# Solar domestic water heating panels



## siobhanwf (Mar 20, 2009)

We had ours fitted in December and couldn't be more pleased.

I was speaking to the installer yesterday and was told that the government scheme would be up and running again in June and would run for a finite period until December 2010. 
Looks like this might be the last chance to get the government assisted funding


----------



## PETERFC (Apr 3, 2009)

*Reply*



siobhanwf said:


> We had ours fitted in December and couldn't be more pleased.
> 
> I was speaking to the installer yesterday and was told that the government scheme would be up and running again in June and would run for a finite period until December 2010.
> Looks like this might be the last chance to get the government assisted funding


Hi Siobhan

The last time that this offer was on Simon Sharp explained the options. With the bank offer the cost was at maximum retail price. Less the discount with the options you could get via Simon and others it was similar or better value using Simon or other companies.

Peterfc 666?

Solar Hot Water for Elegant Living


----------



## lemmer (Jul 29, 2010)

*solar panel heating required*



siobhanwf said:


> We had ours fitted in December and couldn't be more pleased.
> 
> I was speaking to the installer yesterday and was told that the government scheme would be up and running again in June and would run for a finite period until December 2010.
> Looks like this might be the last chance to get the government assisted funding


Hi Siobhan, it's bo here.
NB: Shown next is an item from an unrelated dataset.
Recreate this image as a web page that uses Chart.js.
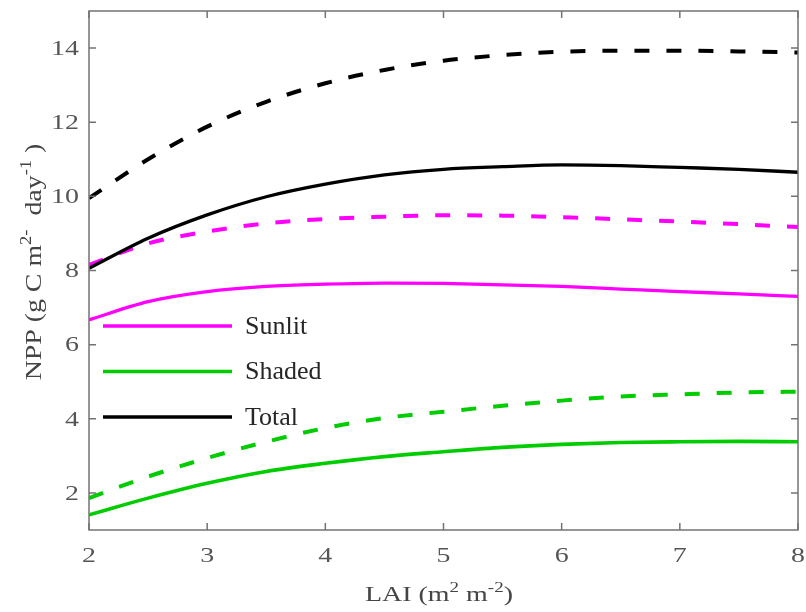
<!DOCTYPE html>
<html><head><meta charset="utf-8">
<script src="https://cdn.jsdelivr.net/npm/chart.js@4.4.1/dist/chart.umd.min.js"></script>
<style>html,body{margin:0;padding:0;background:#fff}#wrap{width:806px;height:612px;position:relative}</style>
</head><body><div id="wrap"><canvas id="c" width="806" height="612"></canvas></div>
<script>
const lai = [2, 2.5, 3, 3.5, 4, 4.5, 5, 5.5, 6, 6.5, 7, 7.5, 8];
const sunlitSolid  = [6.67, 7.16, 7.43, 7.57, 7.63, 7.66, 7.65, 7.61, 7.57, 7.50, 7.43, 7.37, 7.30];
const sunlitDashed = [8.15, 8.73, 9.05, 9.27, 9.39, 9.45, 9.49, 9.48, 9.44, 9.38, 9.32, 9.25, 9.17];
const shadedSolid  = [1.41, 1.86, 2.26, 2.58, 2.80, 2.98, 3.11, 3.23, 3.31, 3.36, 3.38, 3.39, 3.38];
const shadedDashed = [1.86, 2.44, 2.94, 3.38, 3.75, 4.02, 4.19, 4.35, 4.49, 4.60, 4.66, 4.71, 4.73];
const totalSolid   = [8.06, 8.87, 9.50, 9.99, 10.33, 10.58, 10.73, 10.80, 10.85, 10.83, 10.78, 10.73, 10.65];
const totalDashed  = [9.95, 11.00, 11.88, 12.55, 13.05, 13.41, 13.66, 13.81, 13.90, 13.93, 13.93, 13.91, 13.88];
const xTicks = [2, 3, 4, 5, 6, 7, 8];
const yTicks = [2, 4, 6, 8, 10, 12, 14];
const legendLabels = ['Sunlit', 'Shaded', 'Total'];

const MAG = '#ff00ff', GRN = '#00cc00', BLK = '#000000';
const SERIF = '"Liberation Serif", "Times New Roman", serif';
const SX = 1.27; // horizontal widening of the axis text, as in the reference
function pts(ys) { return lai.map((x, i) => ({ x: x, y: ys[i] })); }

const DASH = [15, 17];
const datasets = [
  { label: legendLabels[0], data: pts(sunlitSolid), borderColor: MAG, borderWidth: 3.3 },
  { label: legendLabels[1], data: pts(shadedSolid), borderColor: GRN, borderWidth: 3.6 },
  { label: legendLabels[2], data: pts(totalSolid), borderColor: BLK, borderWidth: 3.3 },
  { label: legendLabels[0] + ' (dashed)', data: pts(sunlitDashed), borderColor: MAG, borderWidth: 4, borderDash: DASH },
  { label: legendLabels[1] + ' (dashed)', data: pts(shadedDashed), borderColor: GRN, borderWidth: 4, borderDash: DASH },
  { label: legendLabels[2] + ' (dashed)', data: pts(totalDashed), borderColor: BLK, borderWidth: 4, borderDash: DASH }
];

function drawRich(ctx, segs, cx, baseY, sx) {
  let total = 0;
  segs.forEach(s => { ctx.font = s.size + 'px ' + SERIF; s.w = ctx.measureText(s.t).width * sx; total += s.w; });
  let xx = cx - total / 2;
  segs.forEach(s => {
    ctx.font = s.size + 'px ' + SERIF;
    ctx.save();
    ctx.translate(xx, baseY - (s.rise || 0));
    ctx.scale(sx, 1);
    ctx.fillText(s.t, 0, 0);
    ctx.restore();
    xx += s.w;
  });
}
function drawWide(ctx, text, x, y, align, sx) {
  ctx.save();
  ctx.translate(x, y);
  ctx.scale(sx, 1);
  ctx.textAlign = align;
  ctx.fillText(text, 0, 0);
  ctx.restore();
}

const framePlugin = {
  id: 'frame',
  afterDraw(chart) {
    const ctx = chart.ctx, a = chart.chartArea, xs = chart.scales.x, ys = chart.scales.y;
    ctx.save();
    ctx.setLineDash([]);
    ctx.strokeStyle = '#737373';
    ctx.lineWidth = 1.5;
    ctx.strokeRect(a.left, a.top, a.right - a.left, a.bottom - a.top);
    const L = 7;
    ctx.beginPath();
    xTicks.forEach(v => {
      const px = xs.getPixelForValue(v);
      ctx.moveTo(px, a.bottom); ctx.lineTo(px, a.bottom - L);
      ctx.moveTo(px, a.top); ctx.lineTo(px, a.top + L);
    });
    yTicks.forEach(v => {
      const py = ys.getPixelForValue(v);
      ctx.moveTo(a.left, py); ctx.lineTo(a.left + L, py);
      ctx.moveTo(a.right, py); ctx.lineTo(a.right - L, py);
    });
    ctx.stroke();

    // tick labels, placed by the scales
    ctx.fillStyle = '#555555';
    ctx.font = '22px ' + SERIF;
    ctx.textBaseline = 'middle';
    xTicks.forEach(v => drawWide(ctx, String(v), xs.getPixelForValue(v), a.bottom + 26, 'center', SX));
    yTicks.forEach(v => drawWide(ctx, String(v), a.left - 10, ys.getPixelForValue(v) + 1, 'right', SX));

    // legend (inside plot, lower-left)
    const lx0 = a.left + 14, lx1 = a.left + 143, tx = a.left + 156;
    const rowTop = a.top + 315, rowGap = 45.5;
    ctx.textAlign = 'left';
    ctx.textBaseline = 'middle';
    ctx.font = '26px ' + SERIF;
    for (let i = 0; i < 3; i++) {
      const ds = chart.data.datasets[i];
      const yy = rowTop + i * rowGap;
      ctx.beginPath();
      ctx.strokeStyle = ds.borderColor;
      ctx.lineWidth = 3.6;
      ctx.moveTo(lx0, yy); ctx.lineTo(lx1, yy);
      ctx.stroke();
      ctx.fillStyle = '#262626';
      ctx.fillText(ds.label, tx, yy + 1);
    }

    // x title
    ctx.fillStyle = '#444444';
    ctx.textBaseline = 'alphabetic';
    ctx.textAlign = 'left';
    drawRich(ctx, [
      { t: 'LAI (m', size: 22 },
      { t: '2', size: 15, rise: 9 },
      { t: ' m', size: 22 },
      { t: '-2', size: 15, rise: 9 },
      { t: ')', size: 22 }
    ], 439, 601, SX);

    // y title
    ctx.save();
    ctx.translate(40.5, 262);
    ctx.rotate(-Math.PI / 2);
    drawRich(ctx, [
      { t: 'NPP (g C m', size: 24 },
      { t: '2-', size: 16, rise: 10 },
      { t: '  day', size: 24 },
      { t: '-1', size: 16, rise: 10 },
      { t: ' )', size: 24 }
    ], 0, 0, 1.16);
    ctx.restore();
    ctx.restore();
  }
};

new Chart(document.getElementById('c'), {
  type: 'line',
  data: { datasets: datasets },
  options: {
    responsive: false,
    animation: false,
    layout: { padding: { top: 11, right: 8, left: 0, bottom: 0 } },
    elements: { point: { radius: 0 }, line: { tension: 0.4, cubicInterpolationMode: 'monotone', fill: false } },
    plugins: { legend: { display: false }, tooltip: { enabled: false } },
    scales: {
      x: {
        type: 'linear', min: 2, max: 8,
        afterBuildTicks: s => { s.ticks = xTicks.map(v => ({ value: v })); },
        afterFit: s => { s.height = 82; s.paddingLeft = 0; s.paddingRight = 0; },
        grid: { display: false }, border: { display: false },
        ticks: { display: false }
      },
      y: {
        type: 'linear', min: 1, max: 15,
        afterBuildTicks: s => { s.ticks = yTicks.map(v => ({ value: v })); },
        afterFit: s => { s.width = 89; s.paddingTop = 0; s.paddingBottom = 0; },
        grid: { display: false }, border: { display: false },
        ticks: { display: false }
      }
    }
  },
  plugins: [framePlugin]
});
</script>
</body></html>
I'm looking to get a solar panel installed for water and hopefully heating too, and wondered whether you could recommend anybody for us (preferably an english speaker). Especially if there's still some funding around, many thanks Bo


----------



## siobhanwf (Mar 20, 2009)

lemmer said:


> Hi Siobhan, it's bo here. I'm looking to get a solar panel installed for water and hopefully heating too, and wondered whether you could recommend anybody for us (preferably an english speaker). Especially if there's still some funding around, many thanks Bo



Hi BO,

PM me and I will give you the guy who did ours. He lived for 25years in Canada.
Think you may have missed out on the funding side of things....but i think it has meant that the prices have come down slightly!!!


----------



## lemmer (Jul 29, 2010)

how do i pm you!


----------